Minnesota, which is governed by Democrats, has sued the Trump administration over the surge, which has sparked weeks of protests that only intensified after federal immigration agents in Minneapolis killed Good and Alex Pretti.
Homan wants more jails in Minnesota to allow immigration agents to transfer custody of detained migrants. Some already do, though only seven sheriffs out of Minnesota’s 87 counties have signed formal co-operation agreements with ICE.
Others, including the main jail in Minneapolis run by the Hennepin County sheriff, do not co-operate. Minneapolis and some other cities prohibit their employees, including police, from asking people about their citizenship or co-operating with federal immigration enforcement. City officials say it threatens public safety if migrants who are victims of or witnesses to crime are afraid to come forward.

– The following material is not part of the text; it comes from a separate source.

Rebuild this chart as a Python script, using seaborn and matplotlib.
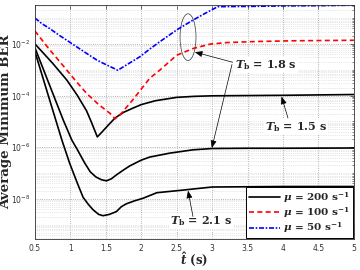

Speaking at a federal field office outside Minneapolis, Homan said he recently had “useful” conversations with Walz and Minneapolis mayor Jacob Frey, among other elected Democrats.
“While we had our differences, one thing was clear — we are all committed to public safety,” Homan said.
Homan, a former ICE agent, also accused protesters of “impeding” immigration agents, whom he lauded as patriots upholding the law and doing a difficult job while being unfairly vilified.
Outside the federal building where Homan was speaking, more than a dozen protesters rallied against ICE in temperatures well below freezing.